To date, over ONE HUNDRED countries around the world have entered into this horribly flawed agreement, in many cases putting women and children in harm’s way.
Narkis
Narkis had been living in her home country of the US for years when she was served with a Hague notice. The courts had ordered the return of both her and her child back to Italy. There she and her son – who did not speak the language – would be confined to the perimeters of the country where her abusive ex had powerful ties and connections and she had no family or resources. Italy would become their cage and their keeper until her son reached a legal age where he could decide for himself.
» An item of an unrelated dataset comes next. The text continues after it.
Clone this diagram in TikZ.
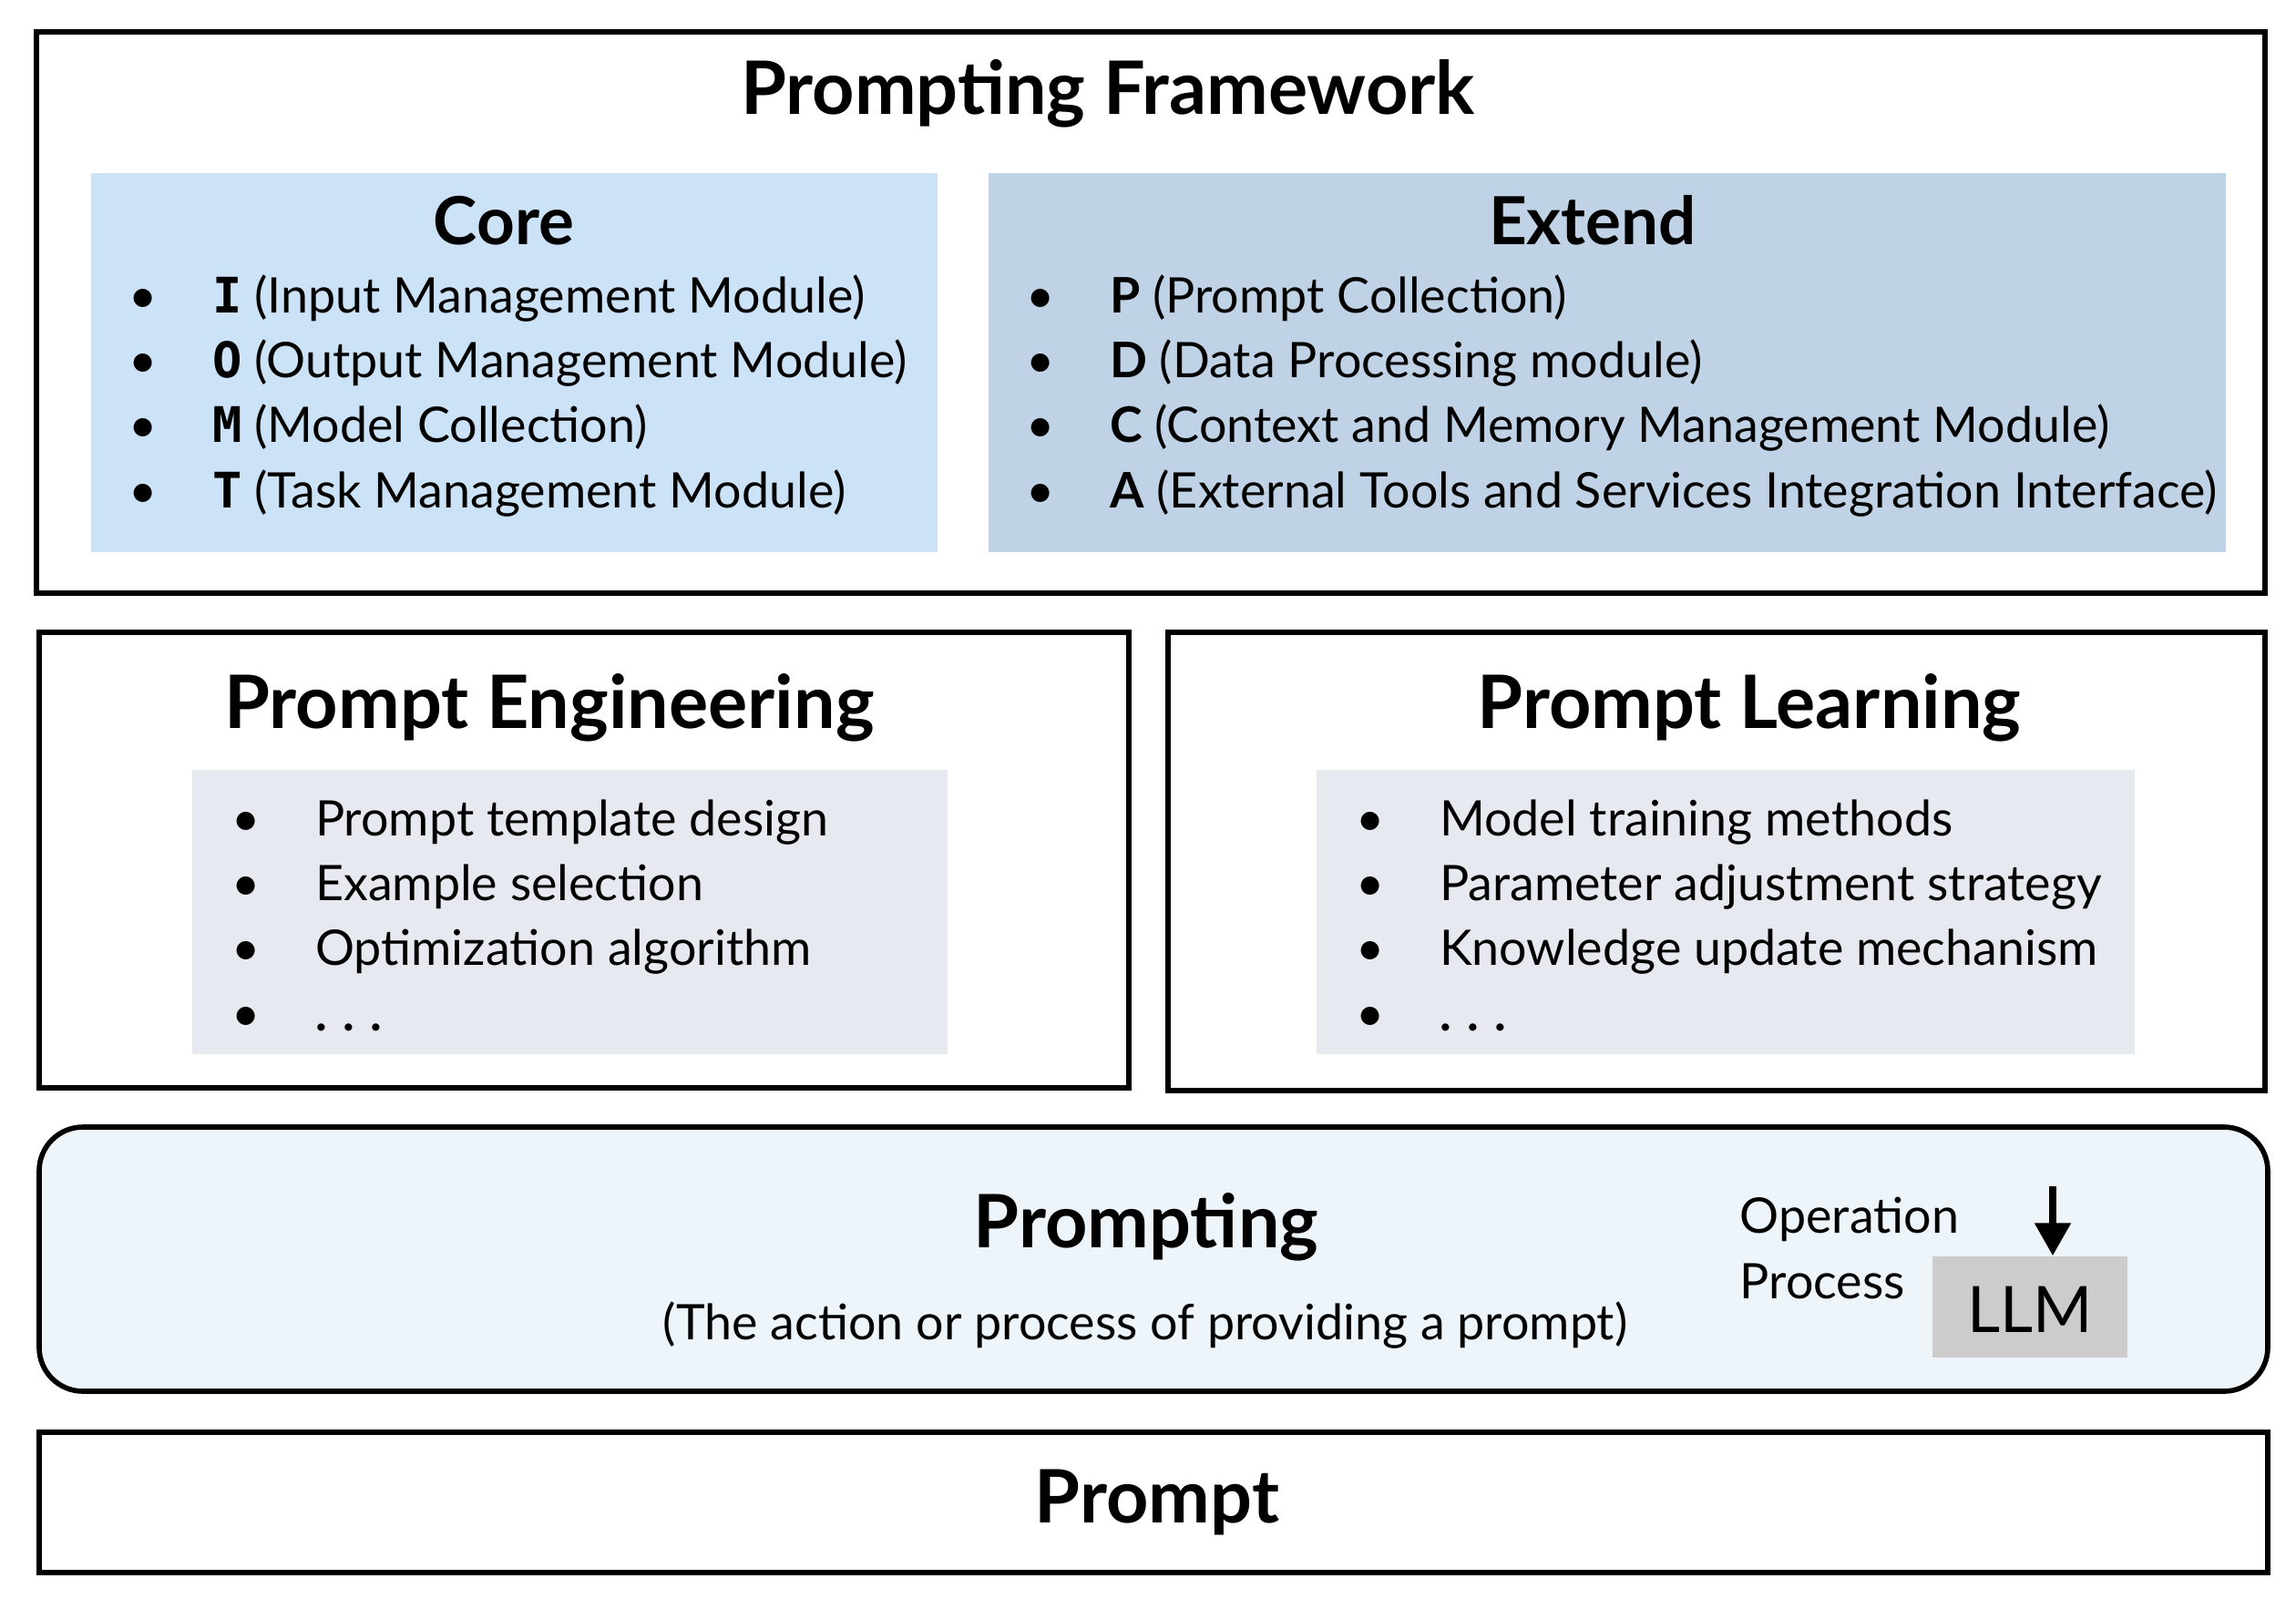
\documentclass[tikz,border=0pt]{standalone}
\usepackage{fontspec}
\setmainfont{Lato}
\newfontfamily\keyfont{DejaVu Sans Mono}
\usetikzlibrary{positioning,fit,arrows.meta}

\definecolor{coreblue}{RGB}{204,226,247}
\definecolor{extendblue}{RGB}{191,210,230}
\definecolor{listgray}{RGB}{230,234,240}
\definecolor{promptingblue}{RGB}{238,245,250}
\definecolor{llmgray}{RGB}{204,204,204}

\tikzset{
  frame/.style={draw=black, line width=1.6pt, inner sep=0pt},
  panel/.style={inner sep=0pt},
  heading/.style={font=\fontsize{23}{27}\selectfont\bfseries, inner sep=0pt, anchor=base},
  subheading/.style={font=\fontsize{20.7}{25}\selectfont\bfseries, inner sep=0pt, anchor=base},
  items/.style={font=\fontsize{15.3}{20.2}\selectfont, align=left, inner sep=0pt, anchor=base west},
}
\newcommand{\itm}[1]{\makebox[26pt][l]{\textbullet}#1}
\newcommand{\key}[1]{{\keyfont\bfseries #1}}
\newcommand{\moredots}{\textbf{.\hspace{0.32em}.\hspace{0.32em}.}}

\begin{document}
\begin{tikzpicture}[x=0.01cm, y=-0.01cm]
\useasboundingbox (0,0) rectangle (2520,1765);

\node[frame, fit={(40,35) (2486,651)}] (framework) {};
\node[heading] (frameworktitle) at (1216,125) {Prompting Framework};

\node[panel, fill=coreblue, fit={(100,190) (1029,606)}] (core) {};
\node[subheading] (coretitle) at (553,268) {Core};
\node[items] (corelist) at (141,557) {\itm{\key{I} (Input Management Module)}\\
  \itm{\key{O} (Output Management Module)}\\
  \itm{\key{M} (Model Collection)}\\
  \itm{\key{T} (Task Management Module)}};

\node[panel, fill=extendblue, fit={(1085,190) (2443,606)}] (extend) {};
\node[subheading] (extendtitle) at (1748,268) {Extend};
\node[items] (extendlist) at (1126,557) {\itm{\textbf{P} (Prompt Collection)}\\
  \itm{\textbf{D} (Data Processing module)}\\
  \itm{\textbf{C} (Context and Memory Management Module)}\\
  \itm{\textbf{A} (External Tools and Services Integration Interface)}};

\node[frame, fit={(43,694) (1239,1194)}] (engineering) {};
\node[heading] (engineeringtitle) at (603,799) {Prompt Engineering};
\node[panel, fill=listgray, fit={(211,845) (1040,1157)}] (engineeringbox) {};
\node[items] (engineeringlist) at (254,1131) {\itm{Prompt template design}\\
  \itm{Example selection}\\
  \itm{Optimization algorithm}\\
  \itm{\moredots}};

\node[frame, fit={(1282,694) (2486,1197)}] (learning) {};
\node[heading] (learningtitle) at (1920,799) {Prompt Learning};
\node[panel, fill=listgray, fit={(1445,845) (2343,1157)}] (learningbox) {};
\node[items] (learninglist) at (1488,1131) {\itm{Model training methods}\\
  \itm{Parameter adjustment strategy}\\
  \itm{Knowledge update mechanism}\\
  \itm{\moredots}};

\node[frame, fill=promptingblue, rounded corners=4.8mm, fit={(43,1237) (2489,1527)}] (prompting) {};
\node[heading] (promptingtitle) at (1258,1369) {Prompting};
\node[items, anchor=base] (promptingnote) at (1257,1470) {(The action or process of providing a prompt)};
\node[items] (operation) at (1909,1425) {Operation\\Process};
\node[panel, fill=llmgray, fit={(2121,1379) (2335,1490)}] (llm) {};
\node[font=\fontsize{20}{24}\selectfont, inner sep=0pt, anchor=base] (llmtext) at (2228,1462) {LLM};
\coordinate (llmin) at (2253,1302);
\draw[line width=2.4pt, -{Triangle[width=3.8mm,length=3.6mm]}] (llmin) -- (llmin |- llm.north);

\node[frame, fit={(43,1572) (2489,1726)}] (prompt) {};
\node[heading] (prompttitle) at (1270,1671) {Prompt};

\end{tikzpicture}
\end{document}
Determined to keep her child safe, Narkis had done what many protective mothers had tried and failed to do in the broken family court system. She had managed to shield her child from an abusive father who had openly bragged about beating her in front of her son in the court record.
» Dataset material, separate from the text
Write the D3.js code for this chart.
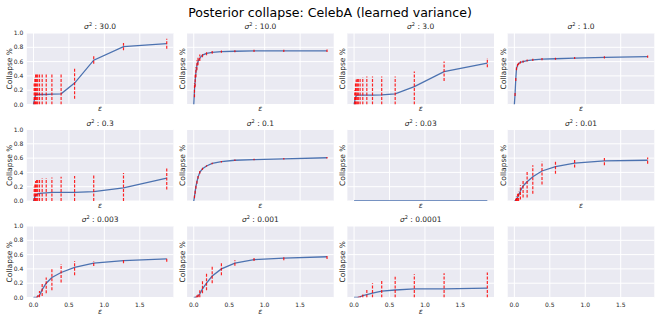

Narkis’ story was a beacon of light for so many of us who had been without hope for so long. It brought us together; sisters in solidarity from around the globe who had all been subjected to this plague called the Hague, many of whom I would be meeting for the first time in Cardiff. Narkis who had planned to attend virtually would not be there. The news of her death weighed heavy on our minds.
As the plane began to take off from the tarmac, the fear began to settle and the grief set in. My strong, amazing friend was gone, and all I had left of her were her words of encouragement to keep fighting for my sons ‘like hell’ and the speech in my hands she had written right before her death. She had passed the torch and it was my turn to be brave; to be extraordinary. I needed to stand tall and demand our rights as mothers. I would ask the world to stand with us. I would raise the flag of awareness that would break the glass ceiling and bring change to these barbaric laws.
Narkis,
I did make it to Cardiff like I promised you I would.
I read your amazing speech with courage.
Your sisters are still standing and fighting fiercely in your honor.